Em Objetos de Luz o som é um elemento primordial. Lembramos, por exemplo, o momento em que prateleiras de arquivo representam um comboio voador que transporta os objetos de luz e a mala das magias (mala de Acácio de Almeida onde guardava os seus filtros para fazer as "magias”, entrevista a Acácio de Almeida por Raquel Rato, 2011) viajando num céu azul, etiquetados, como corpos mortos que flutuam no ar ao som do apito do comboio que atravessa o ecrã do filme Trás-os-Montes, de António Reis e Margarida Cordeiro. Acácio de Almeida e Marie Carré, mostram como a memória está repleta de fantasmas, evocados por um nome, um objeto, um plano, uma paisagem, um desenho, e outros tão somente pela presença do grande plano do rostro de uma atriz. Sim, estes estão vivos e pertencem a um passado que só existe impresso na película que o aprisionou, tal como o pintor retém a luz e a cor na sua tela.

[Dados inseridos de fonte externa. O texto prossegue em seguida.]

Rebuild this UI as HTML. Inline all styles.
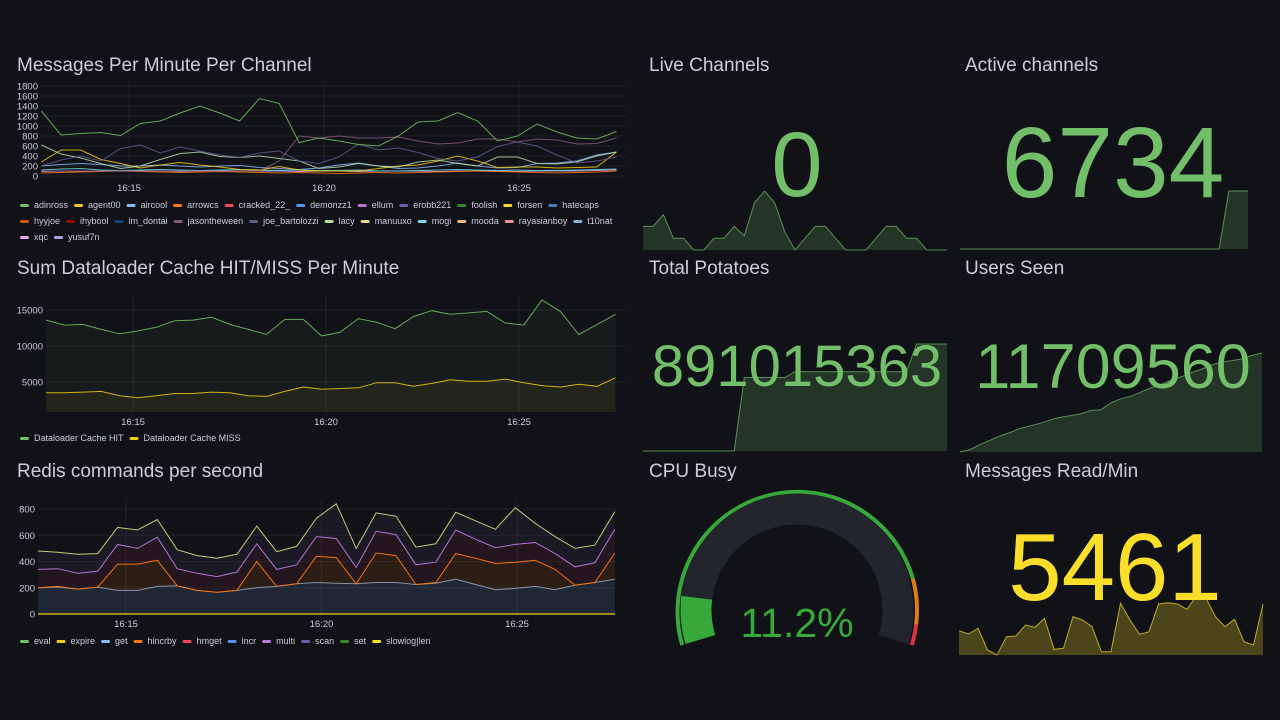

Este é um filme de impressões que nos revelam sentimentos da alma e do coração, de dois seres que se unem, de afetos que não se proclamam, antes sentem-se e tocam-se. Objetos de Luz, de Acácio de Almeida e Marie Carré, é, sem dúvida, uma experiência cinematográfica bressoniana no sentido que “montar um filme é ligar as pessoas umas às outras e aos objetos através dos olhares”. Impossível não afirmar que se trata dum objeto autobiográfico. Nele reconhecemos alguém que trabalhou sempre o cinema como um amateur, que o ama e rega-o todos os dias como se rega a árvore da vida, o mesmo alguém que deu vida a estrelas que não existem, que criou a ilusão duma fechadura num recorte em cartão preto, e através desta pequena fenda de luz nos permite olhar o passado e o presente a fundirem-se como se fossem uma tempestade “de mares nunca antes navegados”.